During the hearing, Swansea Magistrates’ Court heard a dead dog was found in the garden of Angelitos’ home in Gomer Gardens, in Townhill, and had been decomposing for two weeks.
A “visibly bony” Malamute dog and several small animals in a bad state, together with six dogs which were kept in one room, were also found in the house.
Sarah Thyer, prosecuting on behalf of Swansea Council , told the court at the time that this was a “distressing case”.
Officers first visited the property on October 6, 2017, after concerns about animal welfare and of the state of the house had been raised. She added: “There was an extremely strong smell of rubbish.
“Rubbish bags were covering the floor to such a large quantity that officers had to walk on this [the rubbish].”
She said there were open bags of dog food as well and that, in the kitchen, the tap was running at full blast.
The “filth” from the floor was washed in with the overflowing water, she continued, and the dogs were drinking from this dirty water. In the first visit, the officer found a room had been barricaded with a large animal crate inside.

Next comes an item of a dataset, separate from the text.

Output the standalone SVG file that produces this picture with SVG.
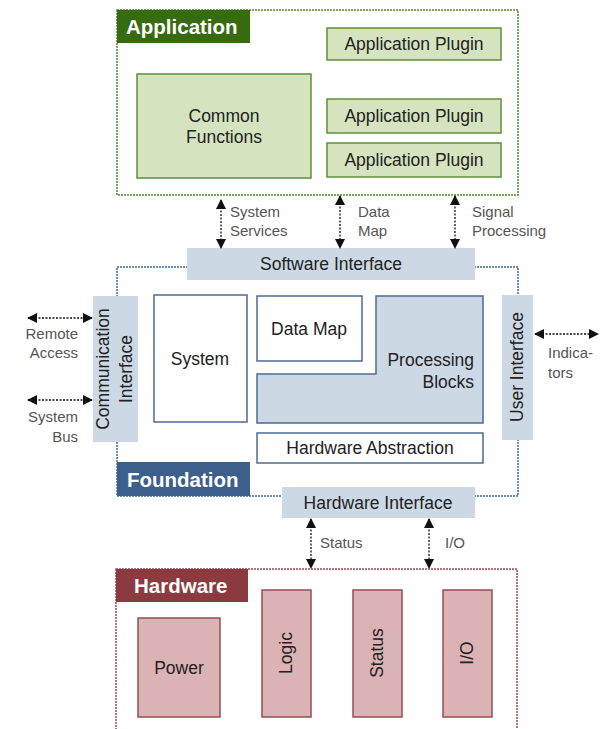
<svg xmlns="http://www.w3.org/2000/svg" width="601" height="729" viewBox="0 0 601 729">
<defs>
<marker id="ah" viewBox="0 0 10 10" refX="9" refY="5" markerWidth="10" markerHeight="10" markerUnits="userSpaceOnUse" orient="auto-start-reverse">
<path d="M0,0 L10,5 L0,10 z" fill="#111"/>
</marker>
<style>
text{font-family:"Liberation Sans",Arial,sans-serif;}
.t{font-size:17.5px;fill:#222;text-anchor:middle;}
.title{font-size:20.5px;font-weight:bold;fill:#fff;}
.lbl{font-size:15px;fill:#555;}
.green{fill:#d5e4be;stroke:#5f8f36;stroke-width:1.5;}
.blue{fill:#cdd8e5;stroke:none;}
.bw{fill:#fff;stroke:#4c6a94;stroke-width:1.5;}
.bb{fill:#cdd8e5;stroke:#4c6a94;stroke-width:1.5;}
.red{fill:#dbb3b5;stroke:#944e53;stroke-width:1.5;}
.conn{stroke:#111;stroke-width:1.3;stroke-dasharray:2 1.5;fill:none;marker-start:url(#ah);marker-end:url(#ah);}
</style>
</defs>
<rect width="601" height="729" fill="#fff"/>

<g id="application">
<rect x="117" y="10" width="401" height="185" fill="#fff" stroke="#4f8a2a" stroke-width="1.5" stroke-dasharray="2 1"/>
<rect x="117" y="10" width="133" height="33" fill="#376b10"/>
<text class="title" x="126" y="34">Application</text>
</g>
<g id="plugin1"><rect class="green" x="327" y="28" width="174" height="32"/><text class="t" x="414" y="50">Application Plugin</text></g>
<g id="plugin2"><rect class="green" x="327" y="99" width="174" height="34"/><text class="t" x="414" y="122">Application Plugin</text></g>
<g id="plugin3"><rect class="green" x="327" y="143" width="174" height="34"/><text class="t" x="414" y="166">Application Plugin</text></g>
<g id="common"><rect class="green" x="137" y="74" width="174" height="104"/><text class="t" x="224" y="122">Common</text><text class="t" x="224" y="143">Functions</text></g>

<g id="foundation">
<rect x="117" y="267" width="401" height="229" fill="#fff" stroke="#3a6aa2" stroke-width="1.5" stroke-dasharray="2 1"/>
<rect x="117" y="462" width="133" height="34" fill="#3d5f8b"/>
<text class="title" x="127" y="487">Foundation</text>
</g>
<g id="software-interface"><rect class="blue" x="187" y="248" width="288" height="32"/><text class="t" x="331" y="270">Software Interface</text></g>
<g id="comm-interface"><rect class="blue" x="93" y="296" width="45" height="146"/>
<text class="t" transform="translate(109,369) rotate(-90)">Communication</text>
<text class="t" transform="translate(132,369) rotate(-90)">Interface</text></g>
<g id="system"><rect class="bw" x="154" y="295" width="93" height="127"/><text class="t" x="200" y="365">System</text></g>
<g id="datamap"><rect class="bw" x="257" y="296" width="105" height="65"/><text class="t" x="309" y="335">Data Map</text></g>
<g id="processing"><path class="bb" d="M376,296 L483,296 L483,423 L257,423 L257,374 L376,374 Z"/><text class="t" x="474" y="366" style="text-anchor:end">Processing</text><text class="t" x="474" y="388" style="text-anchor:end">Blocks</text></g>
<g id="hw-abstraction"><rect class="bw" x="257" y="433" width="226" height="30"/><text class="t" x="370" y="454">Hardware Abstraction</text></g>
<g id="user-interface"><rect class="blue" x="502" y="295" width="31" height="145"/><text class="t" transform="translate(523,367) rotate(-90)">User Interface</text></g>
<g id="hw-interface"><rect class="blue" x="282" y="487" width="193" height="31"/><text class="t" x="378" y="509">Hardware Interface</text></g>

<g id="hardware">
<rect x="116" y="569" width="401" height="170" fill="#fff" stroke="#9a4a50" stroke-width="1.5" stroke-dasharray="2 1"/>
<rect x="116" y="569" width="132" height="33" fill="#8b3b40"/>
<text class="title" x="134" y="593">Hardware</text>
</g>
<g id="power"><rect class="red" x="138" y="618" width="82" height="99"/><text class="t" x="179" y="674">Power</text></g>
<g id="logic"><rect class="red" x="262" y="590" width="49" height="127"/><text class="t" transform="translate(292,653) rotate(-90)">Logic</text></g>
<g id="status"><rect class="red" x="353" y="590" width="49" height="127"/><text class="t" transform="translate(383,653) rotate(-90)">Status</text></g>
<g id="io"><rect class="red" x="443" y="590" width="49" height="127"/><text class="t" transform="translate(473,653) rotate(-90)">I/O</text></g>

<g id="connectors">
<line class="conn" x1="221" y1="200" x2="221" y2="248"/>
<line class="conn" x1="340" y1="196" x2="340" y2="248"/>
<line class="conn" x1="455" y1="196" x2="455" y2="248"/>
<line class="conn" x1="28" y1="318" x2="92" y2="318"/>
<line class="conn" x1="28" y1="400" x2="92" y2="400"/>
<line class="conn" x1="535" y1="334" x2="598" y2="334"/>
<line class="conn" x1="311" y1="519" x2="311" y2="568"/>
<line class="conn" x1="429" y1="519" x2="429" y2="568"/>
</g>
<g id="labels">
<text class="lbl" x="230" y="217">System</text><text class="lbl" x="230" y="236">Services</text>
<text class="lbl" x="358" y="217">Data</text><text class="lbl" x="358" y="236">Map</text>
<text class="lbl" x="472" y="217">Signal</text><text class="lbl" x="472" y="236">Processing</text>
<text class="lbl" x="78" y="339" text-anchor="end">Remote</text><text class="lbl" x="78" y="358" text-anchor="end">Access</text>
<text class="lbl" x="78" y="422" text-anchor="end">System</text><text class="lbl" x="78" y="442" text-anchor="end">Bus</text>
<text class="lbl" x="548" y="358">Indica-</text><text class="lbl" x="548" y="378">tors</text>
<text class="lbl" x="320" y="548">Status</text>
<text class="lbl" x="445" y="548">I/O</text>
</g>
</svg>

They weren’t able to see inside clearly as it was dark, she continued, but were able to identify several animal cages and a dog.
A few days later, officers returned to the property and, in the overgrown garden, they found a dog crate in a hole. Inside the crate there was a dog carcass which showed signs of two weeks of decomposition.
She continued: “In one of the bedrooms there was a Malamute which was in a very bad condition.
“The pest warden brought the dog downstairs and it was visibly bony.
“In the same room there were two rabbits which had no access to water. Both rabbits had extremely long claws.
“They were given water and they drank large amounts of it.” The court heard that, in another bedroom, there were six dogs, a gerbil and a hamster, together with some empty cages.
Ms Thyer said Angelitos agreed to surrender a German Shepherd dog in January 2018.
The court heard she had owned the Malamute dog for a year and that she had had the small animals for 18 months.